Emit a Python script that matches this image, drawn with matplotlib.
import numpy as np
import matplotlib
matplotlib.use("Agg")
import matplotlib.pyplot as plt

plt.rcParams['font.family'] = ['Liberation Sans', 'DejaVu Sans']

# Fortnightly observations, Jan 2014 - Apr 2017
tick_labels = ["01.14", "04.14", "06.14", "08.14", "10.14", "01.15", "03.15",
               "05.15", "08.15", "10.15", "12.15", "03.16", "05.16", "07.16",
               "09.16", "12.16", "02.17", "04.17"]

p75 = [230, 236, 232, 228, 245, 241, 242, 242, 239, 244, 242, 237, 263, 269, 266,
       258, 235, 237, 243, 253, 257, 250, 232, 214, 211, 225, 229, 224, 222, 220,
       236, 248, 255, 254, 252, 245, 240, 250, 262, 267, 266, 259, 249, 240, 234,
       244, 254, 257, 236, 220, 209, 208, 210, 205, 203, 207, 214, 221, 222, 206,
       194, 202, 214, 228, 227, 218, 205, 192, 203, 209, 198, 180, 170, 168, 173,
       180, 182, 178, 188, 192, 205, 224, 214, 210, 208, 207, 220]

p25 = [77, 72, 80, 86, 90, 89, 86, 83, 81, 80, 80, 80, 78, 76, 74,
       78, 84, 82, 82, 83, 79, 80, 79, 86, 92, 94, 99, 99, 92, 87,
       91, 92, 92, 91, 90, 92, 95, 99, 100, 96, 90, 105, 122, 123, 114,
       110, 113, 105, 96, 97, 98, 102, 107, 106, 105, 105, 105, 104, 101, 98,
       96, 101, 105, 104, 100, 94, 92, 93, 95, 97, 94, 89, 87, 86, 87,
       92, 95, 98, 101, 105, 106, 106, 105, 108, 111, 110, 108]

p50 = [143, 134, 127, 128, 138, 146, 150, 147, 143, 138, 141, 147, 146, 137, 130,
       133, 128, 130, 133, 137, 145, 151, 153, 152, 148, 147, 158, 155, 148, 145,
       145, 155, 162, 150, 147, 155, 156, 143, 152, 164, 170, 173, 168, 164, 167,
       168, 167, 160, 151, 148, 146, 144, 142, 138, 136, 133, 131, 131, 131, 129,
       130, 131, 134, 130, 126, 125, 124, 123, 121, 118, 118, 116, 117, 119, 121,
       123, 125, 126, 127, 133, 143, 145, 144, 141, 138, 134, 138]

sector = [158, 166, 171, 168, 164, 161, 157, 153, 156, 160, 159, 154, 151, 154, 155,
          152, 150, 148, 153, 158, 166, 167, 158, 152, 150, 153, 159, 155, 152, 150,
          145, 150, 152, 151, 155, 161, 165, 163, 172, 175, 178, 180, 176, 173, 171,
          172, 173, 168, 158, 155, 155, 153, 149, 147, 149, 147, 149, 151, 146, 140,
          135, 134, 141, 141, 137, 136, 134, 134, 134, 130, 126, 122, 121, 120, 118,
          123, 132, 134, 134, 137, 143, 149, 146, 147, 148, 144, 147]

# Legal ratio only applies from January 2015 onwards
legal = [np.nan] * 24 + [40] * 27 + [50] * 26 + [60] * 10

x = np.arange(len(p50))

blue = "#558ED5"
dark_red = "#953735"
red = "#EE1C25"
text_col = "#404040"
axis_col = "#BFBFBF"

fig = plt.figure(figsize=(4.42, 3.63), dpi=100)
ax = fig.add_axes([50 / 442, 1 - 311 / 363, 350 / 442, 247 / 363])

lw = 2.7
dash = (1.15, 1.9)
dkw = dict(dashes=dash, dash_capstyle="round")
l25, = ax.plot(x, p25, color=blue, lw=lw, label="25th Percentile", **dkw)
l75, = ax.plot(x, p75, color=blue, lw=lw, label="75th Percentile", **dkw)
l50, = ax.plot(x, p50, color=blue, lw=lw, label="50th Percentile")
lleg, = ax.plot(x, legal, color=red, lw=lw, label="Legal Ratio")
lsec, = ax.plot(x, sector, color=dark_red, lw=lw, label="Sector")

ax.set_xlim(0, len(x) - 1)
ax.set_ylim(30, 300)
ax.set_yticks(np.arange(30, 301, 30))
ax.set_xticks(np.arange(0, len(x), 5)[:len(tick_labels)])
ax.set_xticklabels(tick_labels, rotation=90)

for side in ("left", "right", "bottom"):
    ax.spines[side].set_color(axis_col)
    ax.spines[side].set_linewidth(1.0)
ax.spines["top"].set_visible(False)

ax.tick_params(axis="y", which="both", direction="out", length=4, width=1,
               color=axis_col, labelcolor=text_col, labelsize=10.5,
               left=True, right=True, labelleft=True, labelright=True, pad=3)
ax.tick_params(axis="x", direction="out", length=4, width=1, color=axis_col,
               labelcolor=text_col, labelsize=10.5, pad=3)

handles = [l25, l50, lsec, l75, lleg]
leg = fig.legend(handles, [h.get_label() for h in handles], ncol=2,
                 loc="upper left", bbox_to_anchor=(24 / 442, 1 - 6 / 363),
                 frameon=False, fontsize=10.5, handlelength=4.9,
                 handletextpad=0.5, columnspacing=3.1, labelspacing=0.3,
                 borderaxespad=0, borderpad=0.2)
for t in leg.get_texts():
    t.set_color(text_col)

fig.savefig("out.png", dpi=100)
=-=-=-=-=
### Required work
Return from the data every line that holds "matplotlib".

### Written response
Emit a Python script that matches this image, drawn with matplotlib.
import matplotlib
matplotlib.use("Agg")
import matplotlib.pyplot as plt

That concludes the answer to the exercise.